** BEGIN Provided data **

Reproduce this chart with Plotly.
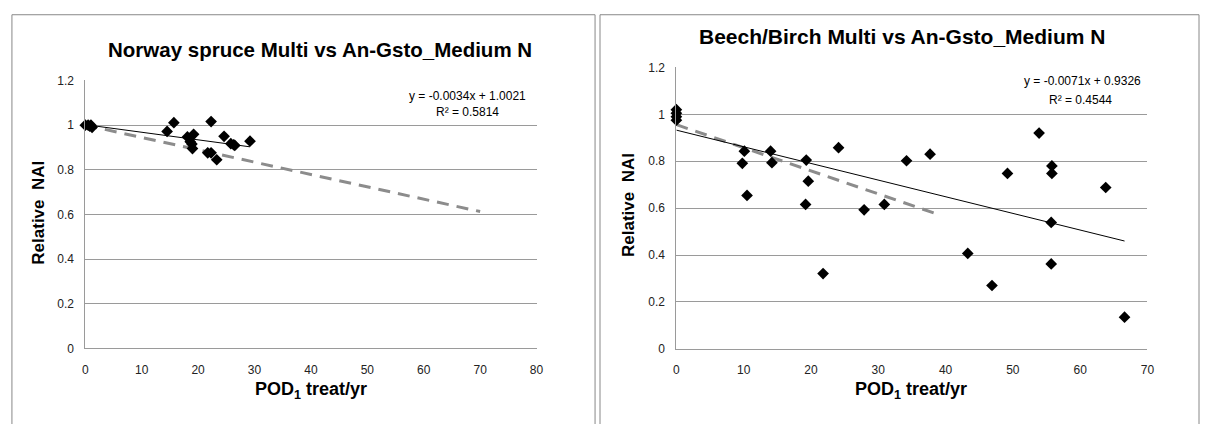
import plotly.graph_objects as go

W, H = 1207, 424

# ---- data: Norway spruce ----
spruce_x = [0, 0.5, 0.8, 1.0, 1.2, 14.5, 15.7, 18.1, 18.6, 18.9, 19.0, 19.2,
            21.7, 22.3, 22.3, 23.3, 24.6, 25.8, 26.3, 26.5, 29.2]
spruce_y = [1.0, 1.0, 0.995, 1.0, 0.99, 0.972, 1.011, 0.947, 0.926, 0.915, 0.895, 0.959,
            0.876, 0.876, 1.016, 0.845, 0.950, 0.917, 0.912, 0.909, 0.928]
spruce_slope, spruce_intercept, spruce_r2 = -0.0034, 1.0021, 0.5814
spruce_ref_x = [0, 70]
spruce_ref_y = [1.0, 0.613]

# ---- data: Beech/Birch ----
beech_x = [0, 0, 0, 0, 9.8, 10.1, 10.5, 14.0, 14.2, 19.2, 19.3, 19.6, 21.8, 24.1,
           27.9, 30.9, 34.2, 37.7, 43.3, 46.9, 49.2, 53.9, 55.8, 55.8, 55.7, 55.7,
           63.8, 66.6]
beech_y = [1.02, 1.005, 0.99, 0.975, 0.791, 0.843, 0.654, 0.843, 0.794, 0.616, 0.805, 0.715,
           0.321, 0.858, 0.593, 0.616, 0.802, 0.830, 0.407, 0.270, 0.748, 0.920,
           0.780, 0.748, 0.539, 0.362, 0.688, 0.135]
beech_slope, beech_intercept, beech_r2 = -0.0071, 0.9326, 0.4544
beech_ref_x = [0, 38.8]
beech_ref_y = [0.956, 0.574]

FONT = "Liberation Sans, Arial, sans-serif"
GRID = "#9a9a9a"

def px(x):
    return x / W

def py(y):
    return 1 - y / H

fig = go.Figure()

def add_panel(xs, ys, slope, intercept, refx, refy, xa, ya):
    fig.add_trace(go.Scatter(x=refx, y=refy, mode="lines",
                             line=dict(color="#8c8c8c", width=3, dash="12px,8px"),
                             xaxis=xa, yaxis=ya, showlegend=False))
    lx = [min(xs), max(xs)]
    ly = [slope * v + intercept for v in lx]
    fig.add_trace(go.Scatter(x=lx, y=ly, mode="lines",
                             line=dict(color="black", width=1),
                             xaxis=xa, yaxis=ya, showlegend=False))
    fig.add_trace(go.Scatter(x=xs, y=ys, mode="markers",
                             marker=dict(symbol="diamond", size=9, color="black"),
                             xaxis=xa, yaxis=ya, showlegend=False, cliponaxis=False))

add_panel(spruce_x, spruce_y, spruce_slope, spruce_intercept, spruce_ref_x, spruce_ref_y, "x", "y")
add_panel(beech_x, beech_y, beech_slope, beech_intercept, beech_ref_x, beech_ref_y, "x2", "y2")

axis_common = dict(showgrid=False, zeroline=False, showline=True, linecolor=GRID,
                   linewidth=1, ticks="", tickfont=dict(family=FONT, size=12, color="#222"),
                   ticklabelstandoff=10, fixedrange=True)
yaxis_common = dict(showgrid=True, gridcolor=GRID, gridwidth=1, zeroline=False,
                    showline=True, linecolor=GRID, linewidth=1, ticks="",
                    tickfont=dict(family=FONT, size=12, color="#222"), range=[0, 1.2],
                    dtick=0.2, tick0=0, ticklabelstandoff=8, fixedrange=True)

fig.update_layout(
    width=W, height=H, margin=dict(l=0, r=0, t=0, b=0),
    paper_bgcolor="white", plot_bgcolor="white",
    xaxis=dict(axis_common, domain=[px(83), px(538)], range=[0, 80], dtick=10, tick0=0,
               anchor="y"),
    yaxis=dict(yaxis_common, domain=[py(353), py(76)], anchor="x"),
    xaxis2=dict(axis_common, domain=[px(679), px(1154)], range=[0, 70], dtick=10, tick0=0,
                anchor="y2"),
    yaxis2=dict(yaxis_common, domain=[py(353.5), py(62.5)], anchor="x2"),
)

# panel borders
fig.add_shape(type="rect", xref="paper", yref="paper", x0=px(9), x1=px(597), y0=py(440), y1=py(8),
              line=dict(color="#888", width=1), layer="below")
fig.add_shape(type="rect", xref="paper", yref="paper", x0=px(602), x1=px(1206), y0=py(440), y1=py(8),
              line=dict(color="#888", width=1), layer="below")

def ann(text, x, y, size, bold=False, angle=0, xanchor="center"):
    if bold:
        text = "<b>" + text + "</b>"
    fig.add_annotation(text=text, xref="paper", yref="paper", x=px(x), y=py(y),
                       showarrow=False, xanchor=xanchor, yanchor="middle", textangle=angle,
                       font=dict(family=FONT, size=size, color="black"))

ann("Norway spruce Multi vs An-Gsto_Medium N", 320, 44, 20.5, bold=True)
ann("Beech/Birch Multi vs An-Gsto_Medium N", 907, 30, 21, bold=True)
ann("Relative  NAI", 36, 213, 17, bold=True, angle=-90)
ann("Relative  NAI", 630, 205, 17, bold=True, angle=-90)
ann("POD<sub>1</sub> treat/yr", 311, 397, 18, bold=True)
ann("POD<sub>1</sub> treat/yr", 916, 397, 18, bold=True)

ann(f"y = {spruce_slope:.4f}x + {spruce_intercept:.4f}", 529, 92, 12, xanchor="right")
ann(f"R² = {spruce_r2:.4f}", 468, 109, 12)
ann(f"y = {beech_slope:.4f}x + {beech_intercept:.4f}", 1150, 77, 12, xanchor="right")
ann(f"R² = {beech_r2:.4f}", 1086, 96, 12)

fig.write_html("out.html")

** END Provided data **
** BEGIN Provided data **

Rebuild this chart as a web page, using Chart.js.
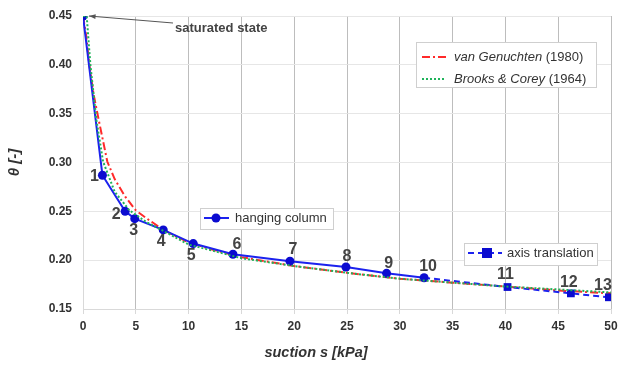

** END Provided data **
** BEGIN Provided data **

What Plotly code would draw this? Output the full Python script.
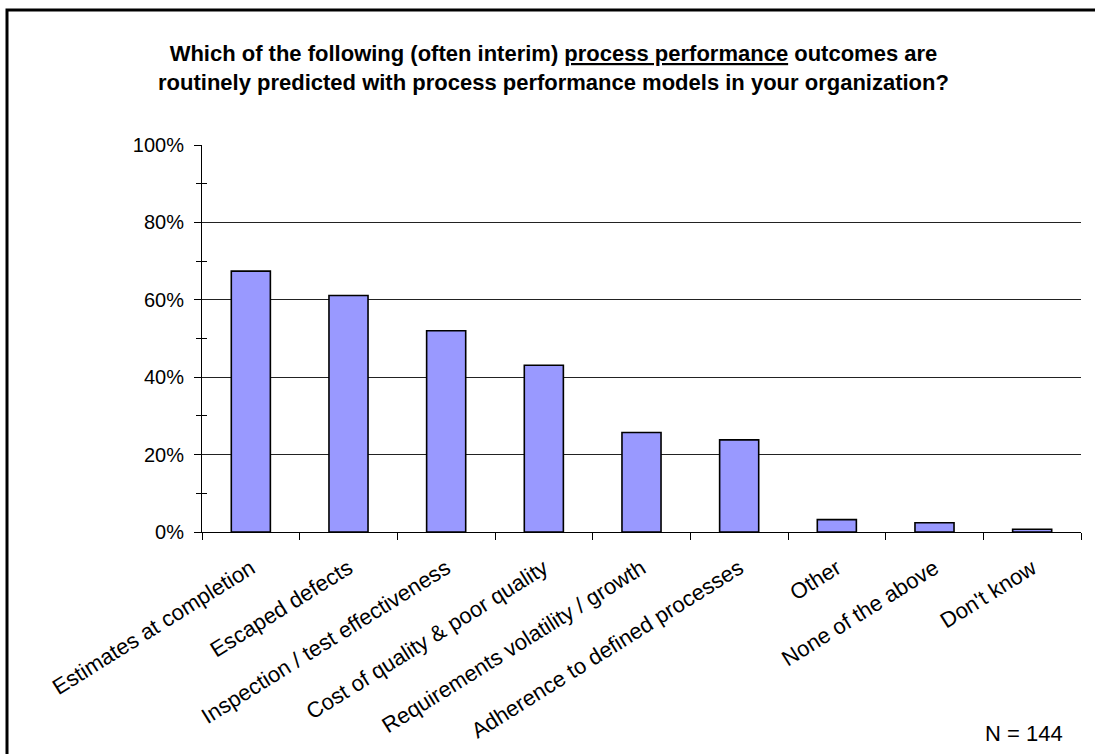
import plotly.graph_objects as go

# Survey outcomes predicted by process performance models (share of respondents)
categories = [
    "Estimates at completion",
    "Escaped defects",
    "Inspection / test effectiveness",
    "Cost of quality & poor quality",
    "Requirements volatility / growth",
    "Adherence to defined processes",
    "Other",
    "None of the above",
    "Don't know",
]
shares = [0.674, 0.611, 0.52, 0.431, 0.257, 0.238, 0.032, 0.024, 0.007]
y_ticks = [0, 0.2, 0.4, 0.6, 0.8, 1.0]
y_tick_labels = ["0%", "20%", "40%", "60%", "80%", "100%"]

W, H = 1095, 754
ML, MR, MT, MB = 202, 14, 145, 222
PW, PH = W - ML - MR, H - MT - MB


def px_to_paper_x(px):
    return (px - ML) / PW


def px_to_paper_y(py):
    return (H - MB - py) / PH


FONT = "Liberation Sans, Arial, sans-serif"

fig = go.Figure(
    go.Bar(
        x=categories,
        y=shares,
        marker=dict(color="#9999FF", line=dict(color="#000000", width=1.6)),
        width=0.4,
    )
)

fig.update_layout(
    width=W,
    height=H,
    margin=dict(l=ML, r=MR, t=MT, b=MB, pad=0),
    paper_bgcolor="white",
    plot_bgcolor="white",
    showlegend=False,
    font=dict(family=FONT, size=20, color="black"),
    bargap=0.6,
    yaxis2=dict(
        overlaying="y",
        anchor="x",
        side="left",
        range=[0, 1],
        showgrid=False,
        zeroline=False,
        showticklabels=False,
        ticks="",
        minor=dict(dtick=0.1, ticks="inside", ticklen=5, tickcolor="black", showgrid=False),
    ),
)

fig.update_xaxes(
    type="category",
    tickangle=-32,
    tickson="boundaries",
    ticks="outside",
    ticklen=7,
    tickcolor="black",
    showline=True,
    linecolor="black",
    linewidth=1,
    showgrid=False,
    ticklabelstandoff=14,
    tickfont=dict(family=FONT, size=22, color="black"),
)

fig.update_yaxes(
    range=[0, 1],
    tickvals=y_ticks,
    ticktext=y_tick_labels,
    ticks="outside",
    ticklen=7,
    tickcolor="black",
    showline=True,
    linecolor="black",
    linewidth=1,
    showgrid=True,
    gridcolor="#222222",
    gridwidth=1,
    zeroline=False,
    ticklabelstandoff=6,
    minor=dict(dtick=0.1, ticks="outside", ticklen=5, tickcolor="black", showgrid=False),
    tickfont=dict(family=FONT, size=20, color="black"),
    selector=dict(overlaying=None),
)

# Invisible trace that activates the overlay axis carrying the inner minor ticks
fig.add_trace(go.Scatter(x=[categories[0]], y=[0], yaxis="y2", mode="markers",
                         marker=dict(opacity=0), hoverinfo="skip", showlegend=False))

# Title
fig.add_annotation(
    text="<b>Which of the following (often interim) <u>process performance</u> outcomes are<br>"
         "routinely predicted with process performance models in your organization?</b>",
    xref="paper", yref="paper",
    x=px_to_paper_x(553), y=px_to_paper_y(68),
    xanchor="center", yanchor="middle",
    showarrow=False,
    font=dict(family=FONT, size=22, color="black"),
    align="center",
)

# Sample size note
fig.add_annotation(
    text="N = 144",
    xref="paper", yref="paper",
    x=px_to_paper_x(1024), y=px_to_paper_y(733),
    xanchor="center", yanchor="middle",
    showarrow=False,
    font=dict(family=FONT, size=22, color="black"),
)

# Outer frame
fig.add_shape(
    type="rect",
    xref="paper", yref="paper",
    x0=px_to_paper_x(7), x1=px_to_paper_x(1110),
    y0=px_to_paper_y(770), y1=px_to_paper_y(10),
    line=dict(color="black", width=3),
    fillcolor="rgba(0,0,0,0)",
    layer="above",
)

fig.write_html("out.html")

** END Provided data **

### Request:
Take the stretch from the line containing "Reproduce this chart with Plotly." through the line containing "spruce_ref_y = [1.0, 0.613]" and reproduce it exactly, both ends included. Omit the pictures.

### Solved problem:
Reproduce this chart with Plotly.
import plotly.graph_objects as go

W, H = 1207, 424

# ---- data: Norway spruce ----
spruce_x = [0, 0.5, 0.8, 1.0, 1.2, 14.5, 15.7, 18.1, 18.6, 18.9, 19.0, 19.2,
            21.7, 22.3, 22.3, 23.3, 24.6, 25.8, 26.3, 26.5, 29.2]
spruce_y = [1.0, 1.0, 0.995, 1.0, 0.99, 0.972, 1.011, 0.947, 0.926, 0.915, 0.895, 0.959,
            0.876, 0.876, 1.016, 0.845, 0.950, 0.917, 0.912, 0.909, 0.928]
spruce_slope, spruce_intercept, spruce_r2 = -0.0034, 1.0021, 0.5814
spruce_ref_x = [0, 70]
spruce_ref_y = [1.0, 0.613]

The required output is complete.